* WHAT NEEDS TO BE DONE
Restate each line word for word. Leave out every picture.

* DATASET EXTRACT

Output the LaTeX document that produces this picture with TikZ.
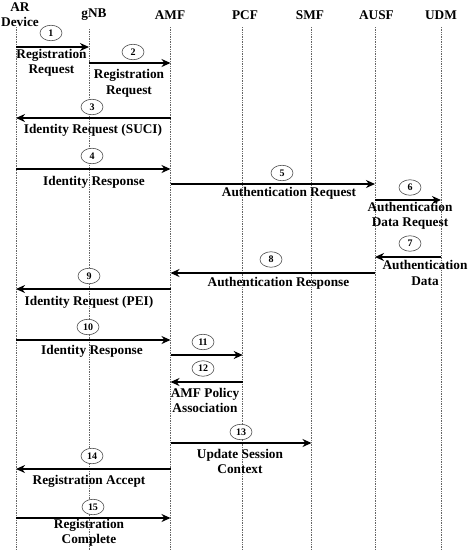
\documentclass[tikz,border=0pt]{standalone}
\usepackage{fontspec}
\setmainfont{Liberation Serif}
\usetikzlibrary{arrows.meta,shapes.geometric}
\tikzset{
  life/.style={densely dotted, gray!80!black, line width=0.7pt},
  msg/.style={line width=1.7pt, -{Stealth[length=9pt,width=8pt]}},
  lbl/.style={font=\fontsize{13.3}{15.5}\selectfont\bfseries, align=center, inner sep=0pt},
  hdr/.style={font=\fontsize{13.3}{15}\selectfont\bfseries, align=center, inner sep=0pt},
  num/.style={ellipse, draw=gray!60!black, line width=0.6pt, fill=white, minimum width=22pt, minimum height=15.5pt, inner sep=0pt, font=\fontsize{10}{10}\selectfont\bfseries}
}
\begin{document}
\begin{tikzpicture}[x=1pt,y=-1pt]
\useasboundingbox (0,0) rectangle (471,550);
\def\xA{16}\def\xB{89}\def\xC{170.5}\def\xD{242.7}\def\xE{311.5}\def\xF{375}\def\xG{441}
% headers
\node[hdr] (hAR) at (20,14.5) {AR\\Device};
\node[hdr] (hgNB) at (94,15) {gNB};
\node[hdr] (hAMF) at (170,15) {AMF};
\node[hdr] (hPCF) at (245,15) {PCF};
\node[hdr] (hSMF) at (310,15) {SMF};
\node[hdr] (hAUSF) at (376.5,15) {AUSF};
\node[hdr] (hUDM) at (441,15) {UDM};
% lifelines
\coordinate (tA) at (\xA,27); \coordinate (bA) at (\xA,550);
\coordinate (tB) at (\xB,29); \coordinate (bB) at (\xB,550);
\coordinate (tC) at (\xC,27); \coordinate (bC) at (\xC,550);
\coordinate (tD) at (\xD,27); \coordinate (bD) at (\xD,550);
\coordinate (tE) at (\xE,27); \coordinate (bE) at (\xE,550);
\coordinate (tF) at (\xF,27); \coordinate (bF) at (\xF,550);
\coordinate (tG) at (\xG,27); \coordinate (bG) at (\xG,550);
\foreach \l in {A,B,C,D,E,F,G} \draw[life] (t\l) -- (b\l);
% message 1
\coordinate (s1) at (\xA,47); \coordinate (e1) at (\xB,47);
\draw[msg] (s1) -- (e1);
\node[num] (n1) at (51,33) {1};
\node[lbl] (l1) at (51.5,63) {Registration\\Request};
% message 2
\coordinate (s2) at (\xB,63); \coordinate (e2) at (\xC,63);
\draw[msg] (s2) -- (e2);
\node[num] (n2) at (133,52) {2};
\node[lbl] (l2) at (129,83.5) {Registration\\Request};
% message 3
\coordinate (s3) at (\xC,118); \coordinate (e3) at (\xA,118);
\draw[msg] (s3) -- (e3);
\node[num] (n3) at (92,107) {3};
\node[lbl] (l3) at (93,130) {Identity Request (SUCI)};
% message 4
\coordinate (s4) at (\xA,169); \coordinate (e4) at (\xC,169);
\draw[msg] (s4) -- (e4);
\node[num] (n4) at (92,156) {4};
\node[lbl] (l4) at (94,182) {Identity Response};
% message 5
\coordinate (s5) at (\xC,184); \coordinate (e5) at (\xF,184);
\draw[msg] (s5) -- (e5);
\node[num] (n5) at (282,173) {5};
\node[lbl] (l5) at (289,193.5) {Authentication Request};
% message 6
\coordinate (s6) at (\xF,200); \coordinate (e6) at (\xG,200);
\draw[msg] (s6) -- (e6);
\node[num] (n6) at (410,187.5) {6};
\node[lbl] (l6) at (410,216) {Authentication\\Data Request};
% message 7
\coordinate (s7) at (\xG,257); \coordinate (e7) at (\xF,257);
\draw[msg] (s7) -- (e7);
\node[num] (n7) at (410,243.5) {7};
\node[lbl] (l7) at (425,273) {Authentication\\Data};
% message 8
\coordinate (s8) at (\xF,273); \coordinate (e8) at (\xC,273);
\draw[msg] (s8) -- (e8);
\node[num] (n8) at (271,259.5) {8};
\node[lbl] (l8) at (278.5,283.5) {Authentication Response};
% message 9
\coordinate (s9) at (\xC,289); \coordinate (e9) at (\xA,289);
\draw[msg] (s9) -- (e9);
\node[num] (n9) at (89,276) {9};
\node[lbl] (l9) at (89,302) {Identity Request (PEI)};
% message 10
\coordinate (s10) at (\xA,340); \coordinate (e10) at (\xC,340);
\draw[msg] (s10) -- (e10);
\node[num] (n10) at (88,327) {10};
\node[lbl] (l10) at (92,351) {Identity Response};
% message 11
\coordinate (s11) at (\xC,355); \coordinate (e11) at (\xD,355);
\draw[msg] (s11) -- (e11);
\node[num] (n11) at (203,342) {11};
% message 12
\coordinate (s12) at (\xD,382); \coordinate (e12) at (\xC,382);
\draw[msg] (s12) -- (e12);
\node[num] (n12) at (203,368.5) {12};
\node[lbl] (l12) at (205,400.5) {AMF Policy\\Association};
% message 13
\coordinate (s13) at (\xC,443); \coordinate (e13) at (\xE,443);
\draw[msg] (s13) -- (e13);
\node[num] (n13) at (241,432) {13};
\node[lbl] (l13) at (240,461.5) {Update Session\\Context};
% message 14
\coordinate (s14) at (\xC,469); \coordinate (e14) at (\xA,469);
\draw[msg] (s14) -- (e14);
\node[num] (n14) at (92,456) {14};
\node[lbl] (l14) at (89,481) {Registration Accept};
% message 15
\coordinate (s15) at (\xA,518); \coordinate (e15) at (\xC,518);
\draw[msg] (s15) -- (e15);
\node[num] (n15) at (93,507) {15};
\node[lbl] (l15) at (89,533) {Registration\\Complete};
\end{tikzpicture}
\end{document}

* TASK RESPONSE
Output the LaTeX document that produces this picture with TikZ.
\documentclass[tikz,border=0pt]{standalone}
\usepackage{fontspec}
\setmainfont{Liberation Serif}
\usetikzlibrary{arrows.meta,shapes.geometric}
\tikzset{
  life/.style={densely dotted, gray!80!black, line width=0.7pt},
  msg/.style={line width=1.7pt, -{Stealth[length=9pt,width=8pt]}},
  lbl/.style={font=\fontsize{13.3}{15.5}\selectfont\bfseries, align=center, inner sep=0pt},
  hdr/.style={font=\fontsize{13.3}{15}\selectfont\bfseries, align=center, inner sep=0pt},
  num/.style={ellipse, draw=gray!60!black, line width=0.6pt, fill=white, minimum width=22pt, minimum height=15.5pt, inner sep=0pt, font=\fontsize{10}{10}\selectfont\bfseries}
}
\begin{document}
\begin{tikzpicture}[x=1pt,y=-1pt]
\useasboundingbox (0,0) rectangle (471,550);
\def\xA{16}\def\xB{89}\def\xC{170.5}\def\xD{242.7}\def\xE{311.5}\def\xF{375}\def\xG{441}
% headers
\node[hdr] (hAR) at (20,14.5) {AR\\Device};
\node[hdr] (hgNB) at (94,15) {gNB};
\node[hdr] (hAMF) at (170,15) {AMF};
\node[hdr] (hPCF) at (245,15) {PCF};
\node[hdr] (hSMF) at (310,15) {SMF};
\node[hdr] (hAUSF) at (376.5,15) {AUSF};
\node[hdr] (hUDM) at (441,15) {UDM};
% lifelines
\coordinate (tA) at (\xA,27); \coordinate (bA) at (\xA,550);
\coordinate (tB) at (\xB,29); \coordinate (bB) at (\xB,550);
\coordinate (tC) at (\xC,27); \coordinate (bC) at (\xC,550);
\coordinate (tD) at (\xD,27); \coordinate (bD) at (\xD,550);
\coordinate (tE) at (\xE,27); \coordinate (bE) at (\xE,550);
\coordinate (tF) at (\xF,27); \coordinate (bF) at (\xF,550);
\coordinate (tG) at (\xG,27); \coordinate (bG) at (\xG,550);
\foreach \l in {A,B,C,D,E,F,G} \draw[life] (t\l) -- (b\l);
% message 1
\coordinate (s1) at (\xA,47); \coordinate (e1) at (\xB,47);
\draw[msg] (s1) -- (e1);
\node[num] (n1) at (51,33) {1};
\node[lbl] (l1) at (51.5,63) {Registration\\Request};
% message 2
\coordinate (s2) at (\xB,63); \coordinate (e2) at (\xC,63);
\draw[msg] (s2) -- (e2);
\node[num] (n2) at (133,52) {2};
\node[lbl] (l2) at (129,83.5) {Registration\\Request};
% message 3
\coordinate (s3) at (\xC,118); \coordinate (e3) at (\xA,118);
\draw[msg] (s3) -- (e3);
\node[num] (n3) at (92,107) {3};
\node[lbl] (l3) at (93,130) {Identity Request (SUCI)};
% message 4
\coordinate (s4) at (\xA,169); \coordinate (e4) at (\xC,169);
\draw[msg] (s4) -- (e4);
\node[num] (n4) at (92,156) {4};
\node[lbl] (l4) at (94,182) {Identity Response};
% message 5
\coordinate (s5) at (\xC,184); \coordinate (e5) at (\xF,184);
\draw[msg] (s5) -- (e5);
\node[num] (n5) at (282,173) {5};
\node[lbl] (l5) at (289,193.5) {Authentication Request};
% message 6
\coordinate (s6) at (\xF,200); \coordinate (e6) at (\xG,200);
\draw[msg] (s6) -- (e6);
\node[num] (n6) at (410,187.5) {6};
\node[lbl] (l6) at (410,216) {Authentication\\Data Request};
% message 7
\coordinate (s7) at (\xG,257); \coordinate (e7) at (\xF,257);
\draw[msg] (s7) -- (e7);
\node[num] (n7) at (410,243.5) {7};
\node[lbl] (l7) at (425,273) {Authentication\\Data};
% message 8
\coordinate (s8) at (\xF,273); \coordinate (e8) at (\xC,273);
\draw[msg] (s8) -- (e8);
\node[num] (n8) at (271,259.5) {8};
\node[lbl] (l8) at (278.5,283.5) {Authentication Response};
% message 9
\coordinate (s9) at (\xC,289); \coordinate (e9) at (\xA,289);
\draw[msg] (s9) -- (e9);
\node[num] (n9) at (89,276) {9};
\node[lbl] (l9) at (89,302) {Identity Request (PEI)};
% message 10
\coordinate (s10) at (\xA,340); \coordinate (e10) at (\xC,340);
\draw[msg] (s10) -- (e10);
\node[num] (n10) at (88,327) {10};
\node[lbl] (l10) at (92,351) {Identity Response};
% message 11
\coordinate (s11) at (\xC,355); \coordinate (e11) at (\xD,355);
\draw[msg] (s11) -- (e11);
\node[num] (n11) at (203,342) {11};
% message 12
\coordinate (s12) at (\xD,382); \coordinate (e12) at (\xC,382);
\draw[msg] (s12) -- (e12);
\node[num] (n12) at (203,368.5) {12};
\node[lbl] (l12) at (205,400.5) {AMF Policy\\Association};
% message 13
\coordinate (s13) at (\xC,443); \coordinate (e13) at (\xE,443);
\draw[msg] (s13) -- (e13);
\node[num] (n13) at (241,432) {13};
\node[lbl] (l13) at (240,461.5) {Update Session\\Context};
% message 14
\coordinate (s14) at (\xC,469); \coordinate (e14) at (\xA,469);
\draw[msg] (s14) -- (e14);
\node[num] (n14) at (92,456) {14};
\node[lbl] (l14) at (89,481) {Registration Accept};
% message 15
\coordinate (s15) at (\xA,518); \coordinate (e15) at (\xC,518);
\draw[msg] (s15) -- (e15);
\node[num] (n15) at (93,507) {15};
\node[lbl] (l15) at (89,533) {Registration\\Complete};
\end{tikzpicture}
\end{document}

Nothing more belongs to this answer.